In tier three areas, the government will pay 67% of affected workers' wages, up to £2,100 a month, from 1 November ("lockdown Job Support Scheme" in the chart below). Some workers can also claim Universal Credit.
But in tier two regions, the only help available will be the standard JSS ("part-time Job Support Scheme" in the chart below), which is more costly for employers.
Business groups and unions say this means many firms will not be able to use it and will have to lay off workers instead.
The chancellor's spokesperson said: "What we have always said is that our package of support is always flexible, and always up for review, to make sure that it is dealing with the situation as it evolves."
Areas in tier two - the second-highest risk level - include London, Essex, much of the West Midlands, Leicester, Nottinghamshire, Cheshire, West Yorkshire and north-east England.
In addition to national restrictions meaning pubs and restaurants must close by 22:00, people in tier two areas are banned from mixing with other households indoors - hammering demand in many leisure industries.
Key Conservative figures, such as West Midlands Mayor Andy Street, have been critical of the disparities, along with a raft of Labour local leaders and MPs.
Can your finances cope?
Furlough and redundancy are cutting incomes - and millions of people's finances are not in a position to cope.
Some 12 million people in UK have low financial resilience - meaning they find it hard to pay bills or make loan repayments, according to research by the City regulator, the Financial Conduct Authority.
It found that those from a black and minority ethnic background have been more likely than most to be affected by Covid-related falls in income, with 37% of those surveyed taking a hit.
Also, people aged between 25 and 34 were the most likely, by far, to have had a change in employment as a result of the pandemic.
That has led thousands of people to take payment "holidays" - deferrals on household bills such as rent or energy bills.
From 31 October, anyone who arrange a break on repayments of mortgages, loans and credit cards will see their credit record marked - potentially making it harder to borrow more from then on.
Paul Johnson, director of the Institute for Fiscal Studies, told the BBC it was "one of the oddities of the system" that pubs and restaurants in tier three areas which had been forced to close were in a better position than those in tier two areas which remained open.
"You get full support, whereas if you're in tier two, you get no more support than similar businesses in the rest of the country and yet demand for your products is clearly massively reduced," he added.
Mr Johnson said it was clearly right that the government should seek to close that support gap with new measures.
Torsten Bell, chief executive of the Resolution Foundation, told the BBC: "We have a big distinction between tier one, tier two and tier three restrictions in theory, but the economic support packages don't go alongside those restrictions."
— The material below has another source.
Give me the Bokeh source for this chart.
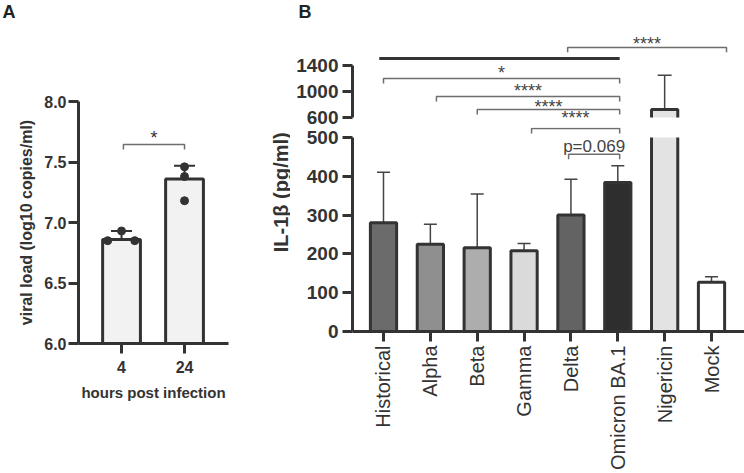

As more parts of the country are placed in tier two, critics say the standard JSS is likely to fall short, with many fewer firms than expected signing up.
Options being discussed in Whitehall include more generous taxpayer wage support for businesses in these regions, up from the current level of 22%, and grants offered through local authorities.
With so much of England now in tier two, even small increases in support could end up being very expensive. Business and union leaders will be briefed on the changes on Thursday.
It comes amid warnings that unemployment could rise as high as 8.5% in the first half of next year without more government support for struggling businesses.
The number claiming work-related benefits, meanwhile, hit 2.7 million in September - an increase of 1.5 million since the beginning of the crisis in March.